Relatos emocionados marcam segundo dia de reflexões sobre experiências trans e negras nas artes

Relatos emocionados marcam segundo dia de reflexões sobre experiências trans e negras nas artes

por Ivie Leone

Neste último dia do XIV ENECULT ocorreu o segundo momento do Simpósio “Experiências trans e negras nas artes contemporâneas” no Auditório 2 do PAF V. A mesa, ou melhor, a roda de conversa, contou com a presença de Elton Panamby, artista, mãe, performer, Odarayá Mello, artista e cientista autônoma, e o poeta e estudante de psicologia Kuma França. A mediação ficou por conta do Professor da Universidade Estadual da Bahia (UNEB) e pesquisador do Grupo de pesquisa em Cultura e Sexualidade (CuS/UFBA) Matheus Santos, que também foi o idealizador do simpósio.

Dada a proposição em construir um simpósio dentro da academia, mas “fora da caixa” do academicismo, as pessoas presentes neste auditório na manhã de hoje fizeram a discussão acontecer organicamente, com uma sensação de proximidade, informalidade e auto reconhecimento entre os presentes.

Dialogando com a fala da Musa Michelle Mattiuzza na mesa de abertura, dia 07 de agosto, sobre racismo institucional e universidade como espaço de privilégio branco cis-heteronormativo, tivemos hoje Odarayá Mello pautando a contradição entre gênero, raça e classe como objeto de estudo versus o protagonismo desses atores na produção de narrativas sobre si. Odarayá é intelectual, artista e autodenominada cientista autônoma; comenta que pretende ingressar na universidade, mas reconhece que a produção de conhecimento perpassa por outros tantos ambientes que não as instituições. Pauta reiterada na fala de Kuma França: “Percebo na academia a apropriação do nosso saber (ancestral)”.

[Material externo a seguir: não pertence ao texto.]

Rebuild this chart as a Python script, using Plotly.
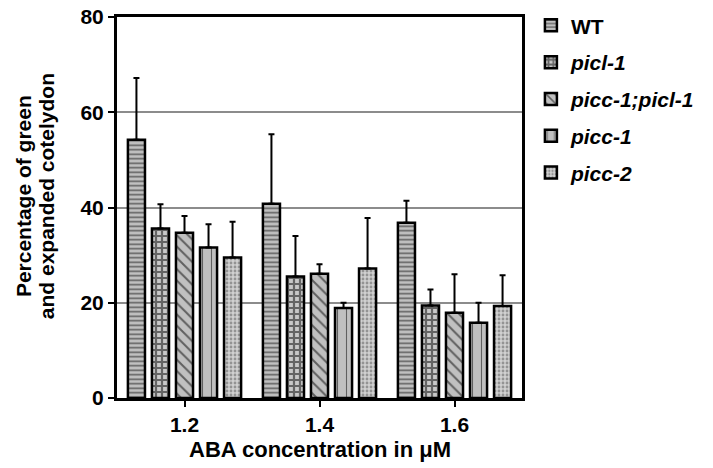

Nessa pulsão, o momento de discussão é aberto para a “mesa” destacando a importância de penetrar os espaços da academia a partir desses outros saberes, das falas sobre experiências e vivências. Kuma citou o conceito de “Escrevivências” de Conceição Evaristo e ainda acrescentou que o movimento de trazer para a academia as perspectivas e análises a partir do cotidiano de uma sociedade que exclui, rotula e violenta, alimenta a discussão para um sentido científico de escuta ativa e reflexão. Para ele, as experiências acadêmicas são extremamente impositivas para a construção do saber, e o perigo mora na capacidade desse lugar em formar opinião e identidade. Portanto, Kuma defende que a postura de questionador/a deve ser assumida nesses espaços, premissa que assume enquanto estudante e ensina enquanto professor.

Para Elton Panamby, a academia deve ser um lugar para reivindicação não só do lugar de fala, como uma alteração de objeto de estudo para o protagonismo, como também do exercício do lugar de escuta, como motor para a empatia. Acrescentou também que: “É impossível homogeneizar as experiências trans e experiências negras, mas que ambas fazem parte de um mesmo universo de invisibilidade”, sendo preciso ocupar uma postura e um espaço fora da “normose”. Nesse sentido, Odarayá contribuiu com a reflexão trazendo a importância do resgate das linguagens negras, para exemplificar as heterogeneidades, transversalidades e multiplicidades que atravessam corpos negros.

A discussão rendeu ainda boas reflexões sobre empreendedorismo negro, ocupação de espaços artísticos e comerciais. Odarayá sinalizou que, sobre esse assunto, sua opinião está “entre o muito bom e péssimo o marketing tocar nas questões identitárias”. Na sua produção artística, o local da arte está no campo do debate, na esfera do simbolismo e auto reconhecimento, enquanto o local do comércio está na esfera da capitalização e de esvaziamento de sentido primeiro. A essa convivência da relação arte e comércio, Odarayá dá o nome de “manobra”.

Além dessa construção de saber coletiva, de discussão e de troca, o simpósio fechou o último dia do XIV ENECULT com chave de ouro, fazendo todo mundo presente no auditório se emocionar e se reconhecer nas histórias de vida, nas poesias, nas literaturas trazidas. Esta experiência certamente coloca o ENECULT como um espaço de contestação, de reconstrução de paradigmas sobre o conhecimento e o saber, de novas construções sobre a academia e sobretudo de novas concepções.